Die Eurokrise
Brutale Klarstellungen über Geld, Kredit und den Nutzen der Armut für Kapital und Staat
„Krise!“ – seit einem halben Jahrzehnt ist das der über alle politischen und theoretischen Lager hinweg geteilte Befund über den Zustand der europäischen Ökonomie. Das hat als Krise des Banken– und Finanzsektors angefangen und ist dann „auf die Realwirtschaft übergeschwappt“. Seit geraumer Zeit hat sich das zu einer Krise des Euro ausgewachsen, die es für die einen fraglich macht, ob diese Währung überhaupt die nächsten Jahre überstehen wird, und die darum andere zu immer neuen Rettungsmaßnahmen anstachelt.
„Krise!“ – das ist darum auch die auf Unwidersprechlichkeit dringende Rechtfertigung für alle Härten, die europäische Regierungen ihren Völkern und die führenden europäischen Mächte wie Deutschland ihren schwächeren ‚Partnern‘ wie Griechenland, Spanien, Portugal … zumuten, um die Krise zu bewältigen. Sie verweisen darauf, dass von einem funktionierenden, ‚harten‘ Euro alles staatliche und ökonomische, individuelle und gesellschaftliche Leben und Treiben in Europa, also auch aller Lebensunterhalt der Menschen abhängt. Und sie verlangen mit diesem Verweis die Einsicht, dass in ihrer Brutalität gar nicht beschönigte Einschnitte in eben diesen Lebensunterhalt der europäischen Massen alternativlos sind. Damit der Euro wieder fraglos solide wird und nachher alles so funktionieren kann wie vor der Krise.
Nur:
Lohnt es sich nicht, einen Blick darauf zu werfen, welchen Inhalt die viel beschworene Abhängigkeit aller von einem soliden Euro eigentlich genau hat? Schließlich hat ja auch vor der Krise für die meisten Europäer ihr Verhältnis zum Euro darin bestanden, für seinen Erwerb in der Regel hart, lang und in fremden Diensten zu arbeiten und bei seinem Gebrauch möglichst sparsam zu sein. Daran haben sie es vor der Krise ja nicht fehlen lassen – aus der schäbigen Rolle, die der Euro für sie zwischen Arbeiten und Sich-Einteilen spielt, kann die Krise des europäischen Geldes dann ja wohl auch kaum kommen. Also kann der Zweck des Euro auch nicht darin bestehen, solides Einkaufsmittel und Sparschwein für diejenigen zu sein, die ihn sich mit ihrer Arbeit verdienen müssen.

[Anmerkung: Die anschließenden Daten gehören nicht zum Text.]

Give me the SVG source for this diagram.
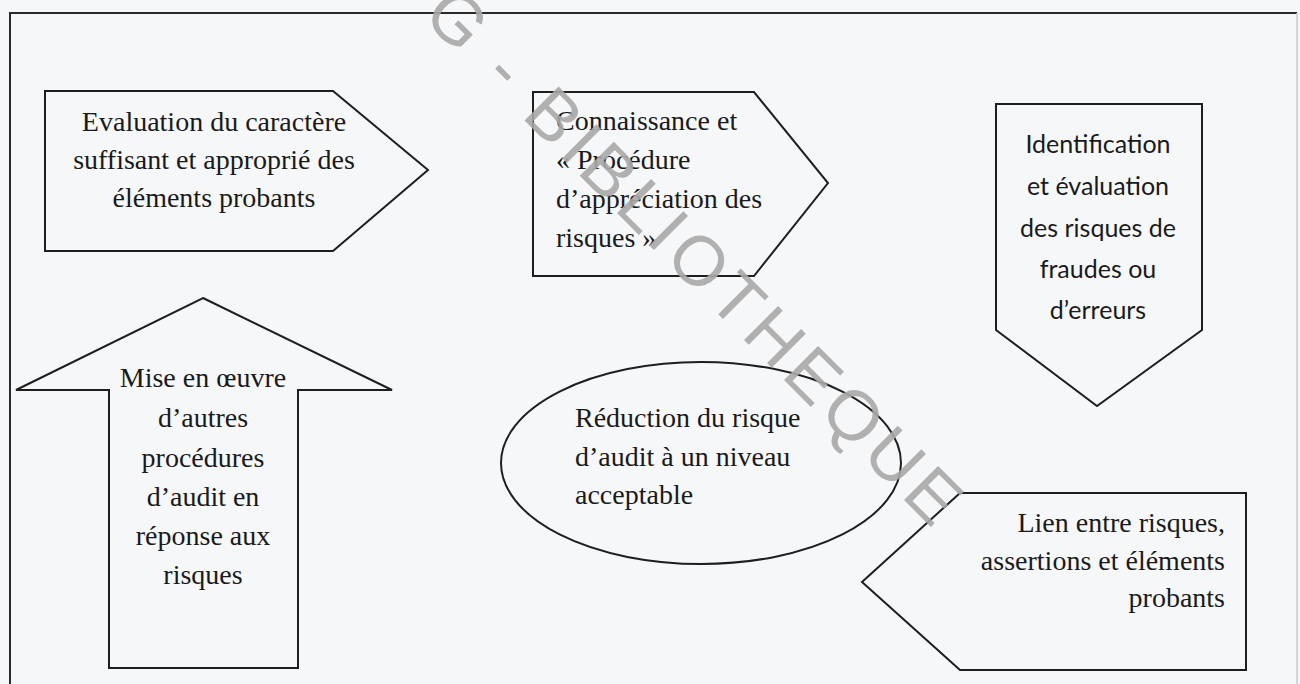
<svg xmlns="http://www.w3.org/2000/svg" width="1300" height="684" viewBox="0 0 1300 684">
<style>
.bg{fill:#f6f7f9}
.shape{fill:#f6f7f9;stroke:#1e1e1e;stroke-width:2;stroke-linejoin:miter}
.serif{font-family:"Liberation Serif","Times New Roman",serif;font-size:28px;fill:#1a1a1a}
.sans{font-family:Lato,"Open Sans","Liberation Sans",sans-serif;font-size:25px;fill:#1a1a1a}
.mid{text-anchor:middle}
.end{text-anchor:end}
.wm{font-family:"Liberation Sans",Arial,sans-serif;font-size:70px;fill:#a9a9a9}
</style>
<rect class="bg" x="0" y="0" width="1300" height="684"/>
<g id="frame">
<path d="M10,684 V13 H1297" fill="none" stroke="#2a2a2a" stroke-width="2"/>
<path d="M1297,13 V684" fill="none" stroke="#c8cacd" stroke-width="1.5"/>
</g>
<g id="connectors"></g>
<g id="node-evaluation">
<path class="shape" d="M45,91 H333 L428,170 L333,251 H45 Z"/>
<text class="serif mid" x="214" y="131">Evaluation du caractère</text>
<text class="serif mid" x="214" y="169">suffisant et approprié des</text>
<text class="serif mid" x="214" y="207">éléments probants</text>
</g>
<g id="node-connaissance">
<path class="shape" d="M533,92 H754 L828,183 L754,276 H533 Z"/>
<text class="serif" x="556" y="130">Connaissance et</text>
<text class="serif" x="556" y="169">« Procédure</text>
<text class="serif" x="556" y="208">d’appréciation des</text>
<text class="serif" x="556" y="247">risques »</text>
</g>
<g id="node-identification">
<path class="shape" d="M996,104 H1202 V330 L1097,406 L996,330 Z"/>
<text class="sans mid" x="1098" y="153">Identification</text>
<text class="sans mid" x="1098" y="195">et évaluation</text>
<text class="sans mid" x="1098" y="237">des risques de</text>
<text class="sans mid" x="1098" y="278">fraudes ou</text>
<text class="sans mid" x="1098" y="319">d’erreurs</text>
</g>
<g id="node-mise-en-oeuvre">
<path class="shape" d="M203,298 L392,390 H298 V668 H109 V390 H16 Z"/>
<text class="serif mid" x="203" y="387">Mise en œuvre</text>
<text class="serif mid" x="203" y="427">d’autres</text>
<text class="serif mid" x="203" y="467">procédures</text>
<text class="serif mid" x="203" y="506">d’audit en</text>
<text class="serif mid" x="203" y="545">réponse aux</text>
<text class="serif mid" x="203" y="584">risques</text>
</g>
<g id="node-reduction">
<ellipse class="shape" cx="701" cy="463" rx="200" ry="101"/>
<text class="serif" x="575" y="427">Réduction du risque</text>
<text class="serif" x="575" y="466">d’audit à un niveau</text>
<text class="serif" x="575" y="504">acceptable</text>
</g>
<g id="node-lien">
<path class="shape" d="M1246,493 V670 H960 L862,582 L960,493 Z"/>
<text class="serif end" x="1225" y="532">Lien entre risques,</text>
<text class="serif end" x="1225" y="570">assertions et éléments</text>
<text class="serif end" x="1225" y="607">probants</text>
</g>
<g id="watermark" opacity="0.9">
<text class="wm" transform="translate(421,17) rotate(45)" x="0" y="0" textLength="724" lengthAdjust="spacing">G - BIBLIOTHEQUE</text>
</g>
</svg>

Sollen z.B. deutsche Arbeitnehmer, Arbeitslose, Rentner der politischen Führung Deutschlands glauben, dass die zwar ihre staatliche Krisenbewältigung auf Kosten des Lebensunterhalts des hochverehrten Volkes, aber letztlich doch bloß zu dessen Wohl führt? Und ihr darum gutes Gelingen dabei wünschen, die deutsche Macht gegen die europäischen ‚Partner‘ in Anschlag zu bringen, um sich durch deren Sanierung auf Kosten von deren Völkern in der Krise schadlos, nämlich die überlegene Qualität deutscher Staatsschulden aufrecht zu halten?
Soll man sich als deutscher Arbeiter, Arbeitsloser, Sparer, Rentner … die Streitereien zwischen europäischen Staaten und ihren nationalen und supranationalen Finanzinstitutionen über Schuldige an der Krise und das beste Rezept für die Rettung des Euros allen Ernstes in einen Gegensatz zwischen dem eigenen Lebensunterhalt und dem der ‚kleinen Leute‘ in Griechenland übersetzen? Mit dem einzigen schäbigen Ertrag, dass man als willige Arbeitskraft deutscher Unternehmer und braver Betroffener deutscher Verarmungs– Politik aus voller Brust auf ‚die Griechen‘ und andere unverdiente Nutznießer des großartigen Euro-Projekts hetzen darf?